Notes: Originally published in <em>Mujeres Libres</em> No. 13. Translation by Danny Evans.
Authors: Lucía Sánchez Saornil
Published: 2023-06-11 20:51:31Z

An anniversary is always, whether we like it or not, a day of commemoration. We can publicise it or keep silent, make a note in the calendar or not, but our memory stands above and beyond what is convenient or desirable. It is faithful, without mystification, combining the objective representation of the facts with their intimate, subjective interpretation.

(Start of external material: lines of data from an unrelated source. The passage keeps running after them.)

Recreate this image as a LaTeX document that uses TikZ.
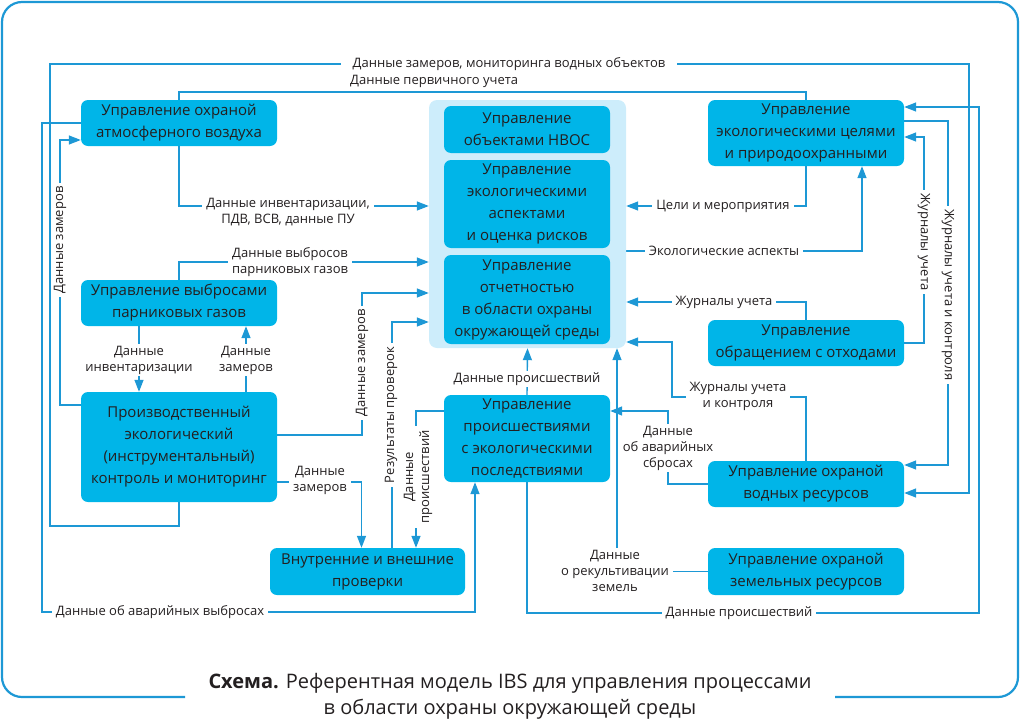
\documentclass[tikz,border=0pt]{standalone}
\usepackage{fontspec}
\setmainfont{Open Sans}
\usetikzlibrary{arrows.meta}
\definecolor{boxblue}{RGB}{0,181,232}
\definecolor{lineblue}{RGB}{29,152,213}
\definecolor{groupblue}{RGB}{205,237,251}
\definecolor{ink}{RGB}{35,31,32}
\pgfdeclarelayer{wires}
\pgfsetlayers{wires,main}
\tikzstyle{unit} = [rectangle, rounded corners=7pt, fill=boxblue, text=ink, align=center, inner sep=0pt, minimum width=196pt, font=\fontsize{15}{22}\selectfont]
\tikzstyle{group} = [rectangle, rounded corners=8pt, fill=groupblue, minimum width=197pt, minimum height=248pt]
\tikzstyle{link} = [draw=lineblue, line width=1.4pt]
\tikzstyle{arrow} = [link, -{Triangle[length=12pt,width=9pt]}]
\tikzstyle{note} = [fill=white, text=ink, align=center, inner xsep=4pt, inner ysep=2pt, font=\fontsize{13}{16}\selectfont]
\tikzstyle{frame} = [draw=lineblue, line width=2.2pt, rounded corners=20pt]

\begin{document}
\begin{tikzpicture}[x=1pt, y=-1pt]
\useasboundingbox (0,0) rectangle (1020,723);
% outer frame
\draw [frame] (185,697) -- (2,697) -- (2,2) -- (1018,2) -- (1018,697) -- (835,697);

% left column
\node (air) [unit, minimum height=46pt] at (179,123) {Управление охраной\\атмосферного воздуха};
\node (ghg) [unit, minimum height=46pt] at (179,303) {Управление выбросами\\парниковых газов};
\node (pek) [unit, minimum height=110pt] at (179,447) {Производственный\\экологический\\(инструментальный)\\контроль и мониторинг};
\node (audit) [unit, minimum width=195pt, minimum height=47pt] at (367.5,571.5) {Внутренние и внешние\\проверки};

% central group
\node (ems) [group] at (527.5,224) {};
\node (nvos) [unit, minimum width=166pt, minimum height=47pt] at (527,129.5) {Управление\\объектами НВОС};
\node (aspect) [unit, minimum width=166pt, minimum height=88pt] at (527,204) {Управление\\экологическими\\аспектами\\и оценка рисков};
\node (report) [unit, minimum width=166pt, minimum height=89pt] at (527,299.5) {Управление\\отчетностью\\в области охраны\\окружающей среды};
\node (incid) [unit, minimum width=166pt, minimum height=87pt] at (527,438.5) {Управление\\происшествиями\\с экологическими\\последствиями};

% right column
\node (goals) [unit, minimum height=66pt] at (806,133) {Управление\\экологическими целями\\и природоохранными};
\node (waste) [unit, minimum height=46pt] at (806,343) {Управление\\обращением с отходами};
\node (water) [unit, minimum height=46pt] at (806,484) {Управление охраной\\водных ресурсов};
\node (land) [unit, minimum height=47pt] at (806,571.5) {Управление охраной\\земельных ресурсов};

\begin{pgfonlayer}{wires}
% connectors
\draw [arrow] (pek.south) |- (50,526) |- (969,64) |- ([yshift=-9pt]water.east);
\draw [link] (air.north) -- ++(0,-8) -| (goals.north);
\draw [arrow] ([yshift=42pt]pek.west) -| (60,140) -- ([yshift=-17pt]air.west);
\draw [arrow] (air.west) -| (42,612) -| ([xshift=-52pt]incid.south);
\draw [arrow] (air.south) |- ([yshift=18pt]ems.west);
\draw [arrow] (ghg.north) |- ([yshift=-38pt]ems.west);
\draw [arrow] ([xshift=-40pt]ghg.south) -- ([xshift=-40pt]pek.north);
\draw [arrow] ([xshift=67pt]pek.north) -- ([xshift=67pt]ghg.south);
\draw [arrow] ([yshift=12pt]pek.east) -| (362,293) -- ([yshift=-69pt]ems.west);
\draw [arrow] ([yshift=-35pt]pek.east) -| ([xshift=-6pt]audit.north);
\draw [arrow] ([xshift=24.5pt]audit.north) |- ([yshift=-98pt]ems.west);
\draw [arrow] ([yshift=27.5pt]incid.west) -| ([xshift=48.5pt]audit.north);
\draw [arrow] (incid.north) -- (ems.south);
\draw [arrow] (land.west) -| ([xshift=89.5pt]ems.south);
\draw [arrow] (water.north) |- (672,397) |- ([yshift=-118pt]ems.east);
\draw [arrow] (water.west) -| (668,411) -- ([yshift=27.5pt]incid.east);
\draw [arrow] (waste.north) |- ([yshift=-78pt]ems.east);
\draw [arrow] (goals.south) |- ([yshift=18pt]ems.east);
\draw [arrow] ([yshift=-27pt]ems.east) -| ([xshift=56pt]goals.south);
\draw [arrow] (waste.east) -| (924,137) -- ([yshift=-4pt]goals.east);
\draw [arrow] ([yshift=12pt]goals.east) -| (948,465) -- ([yshift=19pt]water.east);
\draw [arrow] (incid.south) |- (979,613) |- ([yshift=26pt]goals.east);

% labels
\node (lmon) [note, inner xsep=12pt] at (509,64) {Данные замеров, мониторинга водных объектов};
\node (lprim) [note, fill=none, anchor=west, inner xsep=0pt] at (350,81) {Данные первичного учета};
\node (lairm) [note, rotate=90] at (60,240) {Данные замеров};
\node (lacc) [note] at (160,612) {Данные об аварийных выбросах};
\node (linv) [note] at (288,212) {Данные инвентаризации,\\ПДВ, ВСВ, данные ПУ};
\node (lghg) [note] at (290,262) {Данные выбросов\\парниковых газов};
\node (linv2) [note] at (139,360) {Данные\\инвентаризации};
\node (lmeas) [note] at (246,360) {Данные\\замеров};
\node (lmeas2) [note, rotate=90] at (362,363) {Данные замеров};
\node (lmeas3) [note] at (320,480) {Данные\\замеров};
\node (laud) [note, rotate=90] at (391,415) {Результаты проверок};
\node (linc) [note, rotate=90] at (418,477) {Данные\\происшествий};
\node (linc2) [note] at (527,379) {Данные происшествий};
\node (lland) [note] at (615,571) {Данные\\о рекультивации\\земель};
\node (ljrn) [note] at (738,396) {Журналы учета\\и контроля};
\node (lspill) [note] at (668,448) {Данные\\об аварийных\\сбросах};
\node (lwaste) [note] at (724,302) {Журналы учета};
\node (lgoal) [note] at (723,206) {Цели и мероприятия};
\node (lasp) [note] at (724,251) {Экологические аспекты};
\node (ljrn2) [note, rotate=-90] at (924,242) {Журналы учета};
\node (ljrn3) [note, rotate=-90] at (948,295) {Журналы учета и контроля};
\node (linc3) [note] at (739,613) {Данные происшествий};
\end{pgfonlayer}

% caption
\node (caption) [text=ink, align=center, font=\fontsize{20}{26}\selectfont] at (510,696) {\textbf{Схема.} Референтная модель IBS для управления процессами\\в области охраны окружающей среды};
\end{tikzpicture}
\end{document}
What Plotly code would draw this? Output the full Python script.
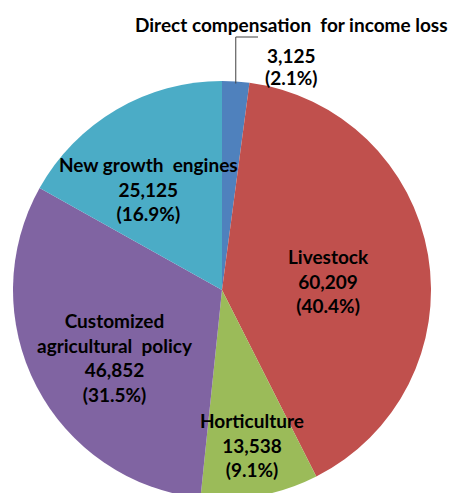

Since that glorious day in July a thousand circumstances contrary to our will have modified the course of events. Our civil war has been converted into a war of independence, our social war into a vulgar defensive war, our intentions have been twisted and our greatest acts of daring slammed against the closed circle of 1936-1938; but no one can say that our will has been broken.

19 July 1936! No other date is so full of meaning in the history of our people. And that meaning lives still, open to every possibility, capable of new birth.

Above the imposed silence, the many compromised actions and forced declarations, 19 July rises with expressive eloquence, unmistakable. And it is because of this, and only this, that the Spanish people are still standing.

Circumstances have trapped us in an iron circle. We have been forced into a retreat that we have accepted only because we know that 19 July continues to burn within us, shining in the darkness of our torture as the only hope.

We know that on this anniversary many balance-sheets will be drawn up in which false rhetorical resources will be drawn upon as if they were mathematical certainties; but 19 July continues to triumph as the only truth and the only way out.

For a long time, the whole political world has awaited our asphyxiation, and it is in vain; our faith will save us. Because the date can be erased from the almanacs, it can be buried under subtle pretexts, imagined conveniences, or sacred interests, but the memory of men remains awakened, and the memory of men strengthens their will, which no one can say has been broken.

Any attempt at a balance-sheet would be too painful; we renounce it deliberately. What remains true is that, with everything that has happened, we can still affirm our faith in 19 July.